I have learned how to clean items that have suffered from these invasions and afterwards, I discovered almost no actual damage had occurred to anything but the box and the tissue paper.  The dolls now are displayed in a window and no one could tell they had endured such a horrid ordeal.

What then is the lesson in this Morality Tale?  It is not a new one for me.  My mother has been guilty of the same error many times, especially where food was concerned.  She would save a wonderful chocolate concoction or cake for a future 'special occasion' only to discover it had become stale by the time she decided to eat it.  I have done the same myself... but here, I was guilty of the Collector's Mistake, even though my reasons were quite different. 

The moral therefore is to enjoy anything that is special or beautiful without attempting to save it for some unspecified special and possibly impossible future occasion.  Furthermore, the Dolls and Toys that are displayed can be protected better than those that are locked away from sight.  Moths do not like objects that  are likely to be moved.  They like to burrow into the cardigan at the very bottom of a stack, to find the darkest corner in a wardrobe, to find a box, like this one, that was never opened.
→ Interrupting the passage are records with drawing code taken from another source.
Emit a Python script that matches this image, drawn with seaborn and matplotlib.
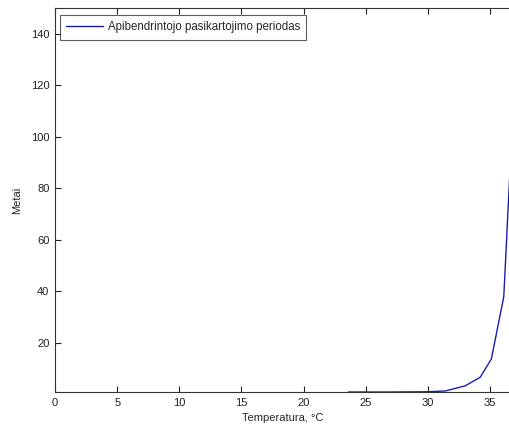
import matplotlib
matplotlib.use("Agg")
import matplotlib.pyplot as plt
import seaborn as sns
import pandas as pd

temperature = [23.6, 27.0, 30.0, 31.4, 33.0, 34.2, 35.1, 36.1, 36.7]
years = [1.0, 1.0, 1.1, 1.4, 3.4, 6.7, 13.8, 38.0, 97.0]
series_name = "Apibendrintojo pasikartojimo periodas"
xticks = [0, 5, 10, 15, 20, 25, 30, 35]
yticks = [20, 40, 60, 80, 100, 120, 140]

sns.set_theme(style="white")
plt.rcParams['font.family'] = ['Liberation Sans', 'DejaVu Sans']

df = pd.DataFrame({"Temperatura": temperature, "Metai": years, "s": series_name})

fig = plt.figure(figsize=(5.10, 4.25), dpi=100)
ax = fig.add_axes([55/510, 33/425, 1 - 55/510, 384/425])
sns.lineplot(data=df, x="Temperatura", y="Metai", hue="s", palette=["#1c1cb0"],
             linewidth=1.0, ax=ax, legend=True)

ax.set_xlim(0, 36.6)
ax.set_ylim(1, 150)
ax.set_xticks(xticks)
ax.set_yticks(yticks)
ax.tick_params(direction="in", length=4, width=0.8, labelsize=8, colors="#222222",
               top=True, bottom=True, left=True, right=False, pad=4)
for s in ["left", "bottom", "top"]:
    ax.spines[s].set_color("#333333")
    ax.spines[s].set_linewidth(0.8)
ax.spines["right"].set_visible(False)

ax.set_xlabel("Temperatura, °C", fontsize=8, labelpad=4)
ax.set_ylabel("Metai", fontsize=8, labelpad=6)

leg = ax.legend(loc="upper left", bbox_to_anchor=(0.011, 0.982), fontsize=8.3,
                frameon=True, fancybox=False, borderaxespad=0, handlelength=3.2,
                borderpad=0.55, handletextpad=0.4)
leg.get_frame().set_edgecolor("#333333")
leg.get_frame().set_linewidth(0.8)

fig.savefig("out.png", dpi=100)
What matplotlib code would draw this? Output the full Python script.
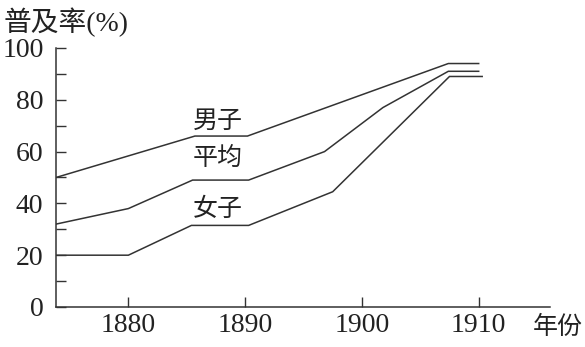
import matplotlib
matplotlib.use("Agg")
import matplotlib.pyplot as plt

# Data
men_years = [1873.8, 1885.7, 1890.2, 1907.4, 1910.0]
men_vals = [50, 66, 66, 94, 94]
avg_years = [1873.8, 1880.0, 1885.5, 1890.3, 1896.8, 1901.8, 1907.4, 1910.0]
avg_vals = [32, 38, 49, 49, 60, 77, 91, 91]
women_years = [1873.8, 1880.0, 1885.4, 1890.3, 1897.5, 1907.5, 1910.3]
women_vals = [20, 20, 31.5, 31.5, 44.5, 89, 89]

x_ticks = [1880, 1890, 1900, 1910]
y_ticks = [0, 20, 40, 60, 80, 100]
y_minor = [10, 30, 50, 70, 90]

labels = ["男子", "平均", "女子"]
label_pos = [(1885.5, 72), (1885.5, 57.5), (1885.5, 38)]

fam = ["Liberation Serif", "Noto Sans CJK SC"]
cjk = ["Noto Sans CJK SC", "Liberation Serif"]
col = "#333333"
tcol = "#222222"

fig = plt.figure(figsize=(5.85, 3.47), dpi=100)
ax = fig.add_axes([0.0957, 0.1153, 0.8443, 0.7464])

for xs, ys in [(men_years, men_vals), (avg_years, avg_vals), (women_years, women_vals)]:
    ax.plot(xs, ys, color=col, lw=1.1, solid_joinstyle="miter")

ax.set_xlim(1873.8, 1916.1)
ax.set_ylim(0, 100)
for s in ["top", "right"]:
    ax.spines[s].set_visible(False)
for s in ["left", "bottom"]:
    ax.spines[s].set_color(col)
    ax.spines[s].set_linewidth(1.1)

ax.set_xticks(x_ticks)
ax.set_xticklabels([str(t) for t in x_ticks], family=fam, fontsize=20)
ax.set_yticks(y_ticks)
ax.set_yticklabels([str(t) for t in y_ticks], family=fam, fontsize=20)
ax.set_yticks(y_minor, minor=True)
ax.tick_params(axis="both", which="both", direction="in", length=7.2, width=1.0,
               color=col, labelcolor=tcol)
ax.tick_params(axis="y", pad=9)
ax.tick_params(axis="x", pad=4)

for t, (x, y) in zip(labels, label_pos):
    ax.text(x, y, t, family=cjk, fontsize=18, color=tcol, ha="left", va="center")

fig.text(4 / 585, 1 - 22 / 347, "普及率(%)", family=fam, fontsize=20, color=tcol,
         ha="left", va="center")
fig.text(1 - 2 / 585, 1 - 327 / 347, "年份", family=cjk, fontsize=18, color=tcol,
         ha="right", va="center")

fig.savefig("out.png", dpi=100)
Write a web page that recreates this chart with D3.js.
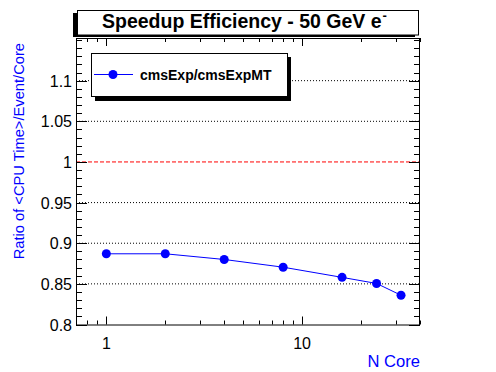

As far as any more profound significance is concerned, well... you can judge for yourself but I would say that where friendship is concerned, there is no point in waiting for some unspecified future occasion to renew ties.  I have experienced so many deaths of my old friends to know that one never can count upon the future.  I regret that I did not make more of an effort to spend more time with those friends, even if they lived hundreds or even thousands of miles away.  The old adage: 'No time like the present' is very apt.  Carpe diem.  Make Hay while the Sun shines... etc. etc.